Pero no hace falta pertenecer a ninguna de estas grandes corrientes de opinión carpetovetónicas para sentir desasosiego por la creciente torpeza, la falta de respeto a los intereses de sus socios y la prepotencia chusca de, que hace gala la administración de Bill Clinton en su política exterior. En España, en Europa y en otras regiones del mundo.

Estaba claro que el cambio generacional que supuso la llegada de Clinton a la Casa Blanca implicaba una merma en la sensibilidad de Washington hacia las grandes cuestiones europeas.

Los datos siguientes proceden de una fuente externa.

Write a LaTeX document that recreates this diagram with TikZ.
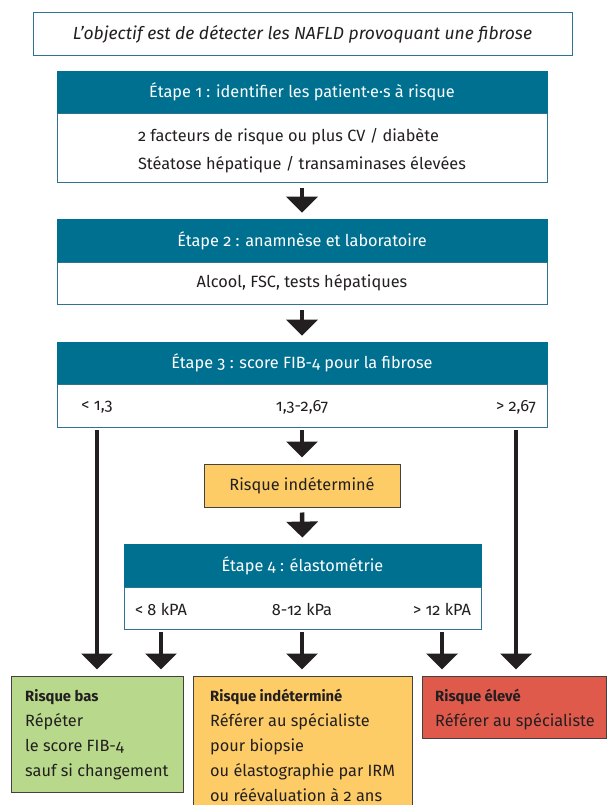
\documentclass[tikz,border=0pt]{standalone}
\usepackage{fontspec}
\setmainfont{Fira Sans}[Numbers=OldStyle]
\usetikzlibrary{arrows.meta}
\definecolor{hdrteal}{HTML}{007091}
\definecolor{bordteal}{HTML}{2F7390}
\definecolor{inkdark}{HTML}{231F20}
\definecolor{midorange}{HTML}{FDCC66}
\definecolor{lowgreen}{HTML}{B8D98C}
\definecolor{highred}{HTML}{E05A4C}
\newcommand{\bt}[1]{{\fontsize{14.8}{25}\selectfont\bfseries #1}}
\begin{document}
\begin{tikzpicture}[x=1pt,y=-1pt,
  every node/.style={text=inkdark, font=\fontsize{16.3}{25}\selectfont},
  goalbox/.style={draw=bordteal, line width=1pt, fill=white, inner sep=0pt},
  hdr/.style={draw=hdrteal, fill=hdrteal, inner sep=0pt, text=white, line width=0.8pt},
  bodybox/.style={draw=bordteal, fill=white, inner sep=0pt, line width=0.8pt},
  plain/.style={inner sep=0pt},
  outbox/.style={draw=inkdark!85, line width=1pt, inner sep=0pt},
  outtxt/.style={inner sep=0pt, anchor=north west, align=left},
  arr/.style={line width=4.5pt, draw=inkdark, -{Triangle[width=31pt,length=16pt]}, shorten >=6pt}
]
\clip (0,0) rectangle (608,805);
\useasboundingbox (0,0) rectangle (608,805);

% goal
\node[goalbox, minimum width=539pt, minimum height=43pt, font=\fontsize{17.5}{25}\selectfont\itshape] (goal) at (302.5,34.5)
  {L’objectif est de détecter les NAFLD provoquant une fibrose};

% step 1
\node[hdr, minimum width=490pt, minimum height=42pt] (s1h) at (302,92)
  {Étape 1 : identifier les patient·e·s à risque};
\node[bodybox, minimum width=490pt, minimum height=69pt] (s1b) at (302,147.5) {};
\node[plain, align=left, font=\fontsize{16.3}{28}\selectfont] (s1t) at (302,151)
  {2 facteurs de risque ou plus CV / diabète\\Stéatose hépatique / transaminases élevées};

% step 2
\node[hdr, minimum width=490pt, minimum height=43pt] (s2h) at (302,240.5)
  {Étape 2 : anamnèse et laboratoire};
\node[bodybox, minimum width=490pt, minimum height=42pt] (s2b) at (302,283)
  {Alcool, FSC, tests hépatiques};

% step 3
\node[hdr, minimum width=490pt, minimum height=42pt] (s3h) at (302,363)
  {Étape 3 : score FIB-4 pour la fibrose};
\node[bodybox, minimum width=490pt, minimum height=43pt] (s3b) at (302,405.5) {};
\node[plain] (s3l) at (97,407) {< 1,3};
\node[plain] (s3m) at (302,407) {1,3-2,67};
\node[plain] (s3r) at (516,407) {> 2,67};

% indeterminate
\node[outbox, fill=midorange, minimum width=196pt, minimum height=43pt] (ri) at (302,485.5)
  {Risque indéterminé};

% step 4
\node[hdr, minimum width=357pt, minimum height=43pt] (s4h) at (302.5,565.5)
  {Étape 4 : élastométrie};
\node[bodybox, minimum width=357pt, minimum height=42pt] (s4b) at (302.5,608) {};
\node[plain] (s4l) at (161,609) {< 8 kPA};
\node[plain] (s4m) at (302,609) {8-12 kPa};
\node[plain] (s4r) at (442,609) {> 12 kPA};

% outcome boxes
\node[outbox, fill=lowgreen, minimum width=172pt, minimum height=116pt] (low) at (97,734) {};
\node[outtxt] (lowt) at (25,689)
  {\bt{Risque bas}\\Répéter\\le score FIB-4\\sauf si changement};
\node[outbox, fill=midorange, minimum width=219pt, minimum height=150pt] (mid) at (302.5,751) {};
\node[outtxt] (midt) at (210,689)
  {\bt{Risque indéterminé}\\Référer au spécialiste\\pour biopsie\\ou élastographie par IRM\\ou réévaluation à 2 ans};
\node[outbox, fill=highred, minimum width=184pt, minimum height=62pt] (high) at (514,707) {};
\node[outtxt] (hight) at (435,689)
  {\bt{Risque élevé}\\Référer au spécialiste};

% arrows
\draw[arr, shorten <=6pt] (s1b.south) -- (s2h.north);
\draw[arr, shorten <=6pt] (s2b.south) -- (s3h.north);
\draw[arr, shorten <=3pt] (s3b.south) -- (ri.north);
\draw[arr, shorten <=5pt] (ri.south) -- (s4h.north);
\draw[arr, shorten <=3pt] (s3b.south -| s3l) -- (low.north -| s3l);
\draw[arr, shorten <=3pt] (s3b.south -| s3r) -- (high.north -| s3r);
\draw[arr, shorten <=3pt] (s4b.south -| s4l) -- (low.north -| s4l);
\draw[arr, shorten <=3pt] (s4b.south -| s4m) -- (mid.north -| s4m);
\draw[arr, shorten <=3pt] (s4b.south -| s4r) -- (high.north -| s4r);
\end{tikzpicture}
\end{document}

Bush había luchado en una guerra en la que Estados Unidos volvió a unir sus fuerzas con aquellos europeos que luchaban contra la barbarie que había emponzoñado el continente.

Clinton percibe Europa como un joven nacido de un estado pobre y sureño de Estados Unidos que pasó por Gran Bretaña con el único interés de acumular méritos en su carrera hacia una relevancia política, tan relativa ella, en el remoto y provinciano Arkansas. Todo lo demás vino después y, como suele decirse, sin estudio ni previa meditación.

No era desde luego un buen punto de partida para una visión cosmopolita y, sobre todo, para una comprensión de identidades e idiosincrasias del viejo continente. Por supuesto, Clinton no es Jesse Helms, ese irreductible chauvi nista que hace más daño a su propio país con su arrogancia que a los obsesivos objetos de su odio. Pero tampoco es Jefferson. Ni Roosevelt. La introspección de una gran potencia es lógica. Los demás cuentan menos a sus ojos. Pero cuando cae en la tentación de considerarse de forma irreversible la única fuerza global, puede acabar asumiendo esta receta perfecta para acumular hostilidades en su contra. Eso es mala política. Por fuerte que, se sienta quien la hace.

Las leyes Helms-Burton y D'Amato, las amenazas a la compañía francesa Total, los intentos de imponer a los aliados todos los costos de la ampliación de la OTAN y en general el tono actual de la diplomacia norteamericana sugieren que Clinton y su administración han olvidado que el mundo es más complejo que los pulsos de poder en Little Rock. Hay amigos que, si son sistemáticamente despreciados y maltratados, dejan de serlo. La lealtad entre aliados tiene que ser mutua si debe ser consistente. Y la seguridad de todos, también de EE UU, depende de que ésta funcione.